Faced with a stalling peace push, Vice President JD Vance said Sunday that Russia had made "significant concessions" in ending its war in Ukraine.
There is little public evidence, however, that Russian President Vladimir Putin has moved his ambitions an inch since launching his full-scale invasion in February 2022.
Vance told NBC News' "Meet the Press" on Sunday that the Kremlin had been “flexible on some of their core demands” — namely recognizing “that they are not going to be able to install a puppet regime” in Kyiv, and “that there is going to be some security guarantee to the territorial integrity of Ukraine.”
That appears at odds with Russian officials, who have spent the days since the Trump-Putin summit in Alaska pushing back on both of these points.
Also on “Meet the Press” was Russian Foreign Minister Sergey Lavrov, who — while not advocating the installation of a Russian puppet — made no secret of Moscow’s belief that Ukrainian President Volodymyr Zelenskyy is illegitimate.
Russia was open to Ukraine having security guarantees, Lavrov said last week — but only if the Kremlin can play a role in them, arguably rendering them useless.
"We cannot agree" to "resolve collective security issues without the Russian Federation. This will not work," he said at a news conference. "I am sure that in the West and above all in the United States they understand perfectly well that seriously discussing security issues without the Russian Federation is a utopia, a road to nowhere."
Far from being a new and significant concession, Lavrov made clear that the security guarantees should be based on talks held in Istanbul, in 2022.
The White House did not immediately respond to a request for comment on whether Russia has made compromises.
Despite Lavrov's trenchant remarks, there may be subtle hints that Putin is ready to do a deal — and that's without knowing what has gone on behind closed doors.
“We don’t know what was said at Alaska, that’s the problem," Mark Galeotti, the British-based director of the consultancy Mayak Intelligence, told NBC News. "It may well be that what Vance is saying reflects what Putin said there.”
Though Russian officials remain steadfast, Russia’s tightly controlled media have been noticeably less critical of the usually vilified Zelenskyy, he said.
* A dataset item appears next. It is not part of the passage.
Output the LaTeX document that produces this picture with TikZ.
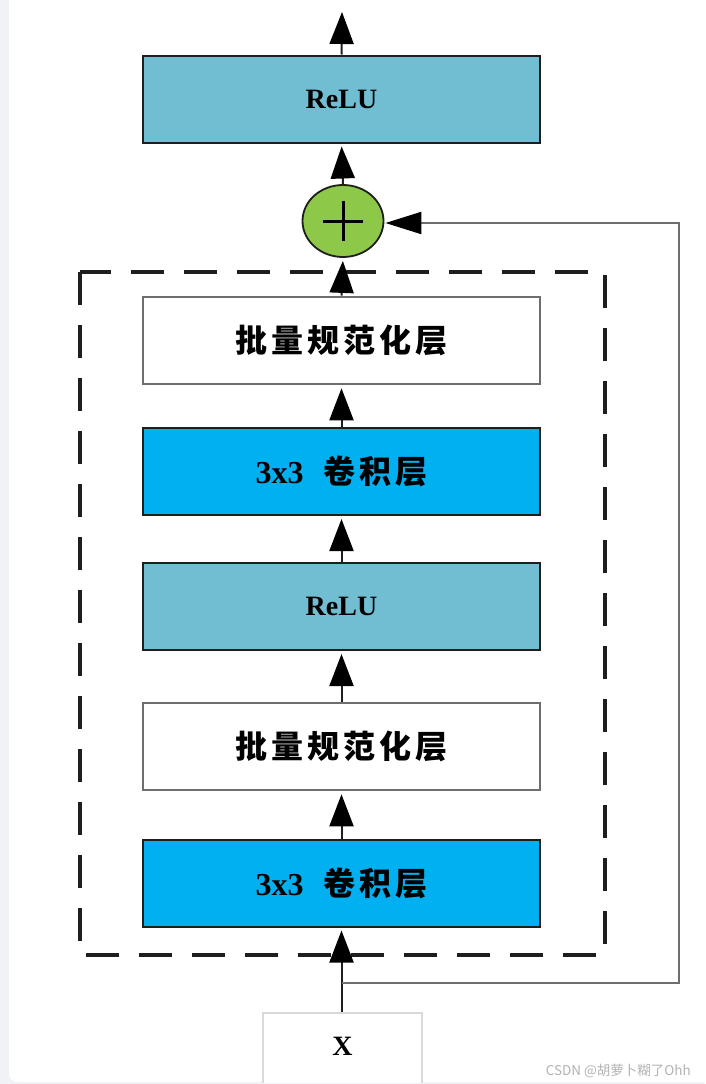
\documentclass[tikz,border=0pt]{standalone}
\usepackage{fontspec}
\setmainfont{Liberation Serif}
\newfontfamily\cjk[LetterSpace=12]{Noto Sans CJK SC}
\newfontfamily\wmfont{Noto Sans CJK SC}
\usetikzlibrary{arrows.meta,shapes.geometric}
\definecolor{relucol}{RGB}{113,189,209}
\definecolor{convcol}{RGB}{0,176,240}
\definecolor{addcol}{RGB}{141,200,72}
\definecolor{bggray}{RGB}{241,242,245}
\definecolor{edgedark}{RGB}{30,30,30}
\definecolor{edgegray}{RGB}{110,110,110}
\begin{document}
\begin{tikzpicture}[x=1pt,y=-1pt,
  layerbox/.style={rectangle,minimum width=397pt,minimum height=87pt,inner sep=0pt,line width=2pt},
  relubox/.style={layerbox,draw=edgedark,fill=relucol,font=\fontsize{28}{30}\selectfont\bfseries},
  convbox/.style={layerbox,draw=edgedark,fill=convcol,font=\fontsize{32}{34}\selectfont\bfseries},
  bnbox/.style={layerbox,draw=edgegray,line width=2.6pt,fill=white,font=\fontsize{32}{34}\selectfont\bfseries\cjk},
  arr/.style={draw=edgedark,line width=2pt,-{Triangle[length=32pt,width=24pt,color=black]},shorten >=3pt},
  skiparr/.style={draw=edgegray,line width=2pt,-{Triangle[length=36pt,width=22pt,color=black]},shorten >=1pt},
  dashbox/.style={draw=edgedark,line width=3.2pt,dash pattern=on 33pt off 20pt},
]
\useasboundingbox (0,0) rectangle (705,1084);
\fill[bggray] (0,0) rectangle (705,1084);
\fill[white,rounded corners=8pt] (9,-20) rectangle (725,1082);
\begin{scope}
\clip (9,-20) rectangle (725,1082);
% input box
\node[rectangle,draw=black!15,line width=1.5pt,fill=white,minimum width=159pt,minimum height=80pt,inner sep=0pt,anchor=north] (xin) at (342.5,1012) {};
\end{scope}
\node[font=\fontsize{28}{30}\selectfont\bfseries] (xlab) at (342.5,1046) {X};
% dashed block
\draw[dashbox] (80,272) rectangle (605,955);
% layers
\node[relubox] (relu2) at (341.5,99) {ReLU};
\node[bnbox] (bn2) at (341.5,340.5) {批量规范化层};
\node[convbox] (conv2) at (341.5,471.5) {3x3\hspace{20pt}{\cjk\fontsize{32}{34}\selectfont 卷积层}};
\node[relubox] (relu1) at (341.5,606.5) {ReLU};
\node[bnbox] (bn1) at (341.5,746.5) {批量规范化层};
\node[convbox] (conv1) at (341.5,883) {3x3\hspace{20pt}{\cjk\fontsize{32}{34}\selectfont 卷积层}};
% addition
\node[ellipse,draw=edgedark,line width=1.8pt,fill=addcol,minimum width=81pt,minimum height=72pt,inner sep=0pt] (add) at (343,221) {};
\draw[line width=3pt,black] ([xshift=-20pt]add.center) -- ([xshift=20pt]add.center);
\draw[line width=3pt,black] ([yshift=-20pt]add.center) -- ([yshift=20pt]add.center);
% output
\coordinate (out) at (342,12);
% connectors
\draw[arr] (xin.north -| conv1.south) -- (conv1.south);
\draw[arr] (conv1.north) -- (bn1.south);
\draw[arr] (bn1.north) -- (relu1.south);
\draw[arr] (relu1.north) -- (conv2.south);
\draw[arr] (conv2.north) -- (bn2.south);
\draw[arr] (bn2.north) -- (add.south);
\draw[arr] (add.north) -- (relu2.south);
\draw[arr,shorten >=0pt] (relu2.north) -- (out);
% skip connection
\coordinate (s0) at (342,983);
\coordinate (s1) at (679,983);
\coordinate (s2) at (679,223);
\draw[skiparr] (s0) -- (s1) -- (s2) -- (s2 -| add.east);
% watermark
\node[anchor=east,text=black!30,font=\wmfont\fontsize{13.5}{15}\selectfont,inner sep=0pt] (wm) at (691,1071) {CSDN @胡萝卜糊了Ohh};
\end{tikzpicture}
\end{document}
And academics close to the Kremlin have suggested there may be some wiggle-room to the Kremlin’s demands.
These are the latest machinations in Washington's attempts to halt a war Trump once told American voters he could resolve within 24 hours. In recent months the president has at times had threatened severe tariffs for Russia and its trading partners while setting several deadlines for a ceasefire — each time has extended the deadline for real action.
Zelenskyy said Monday he would meet with Trump's envoy retired Lt. Gen. Keith Kellogg to discuss a possible summit between the Ukrainian and Russian presidents. Russia has rebuffed Trump's efforts to push forward with a summit.
Ukrainian and American teams will meet later this week, Zelenskyy said, and "after that, it seems we would like to understand from the American side, whether the Russians are ready" for a meeting "and in what configuration."
Many voices in Ukraine and Europe say Russia has not moved an inch.
These include European Union foreign policy chief Kaja Kallas, who said last week that “Russia has not made one single concession, and they are the ones who are the aggressor here.”
Vance also drew criticism and some mockery when he suggested that all wars ended in negotiation — including World War II. That conflict finished with Adolf Hitler killing himself in a bunker and the United States dropping two nuclear bombs on Japan, leading to the axis powers' unconditional surrender.
“Ah yes, who can forget the Hitler-Stalin-Truman summit that we still celebrate every 8 May, Negotiated Settlement in Europe Day,” read a sarcastic post on X by Jessica Berlin, a senior fellow at the Center for European Policy Analysis, a Washington think tank, and a vocal supporter of Ukraine.
“Or when Emperor Hirohito and Truman cordially met in Hawaii to agree mutual territorial concessions and end the war. Those were the good old days.”
Trump's push to arrange such a spectacle between Russia and Ukraine continues, in spite of the Kremlin's public reticence.
"The mystery is compounded by a Russian negotiating style going back to Soviet days," Galeotti wrote in a column for Britain's Sunday Times newspaper. "Rather than a mutual dance of small concessions, inching towards agreement, the Kremlin tends to maintain ludicrous, even insultingly excessive demands until the last minute."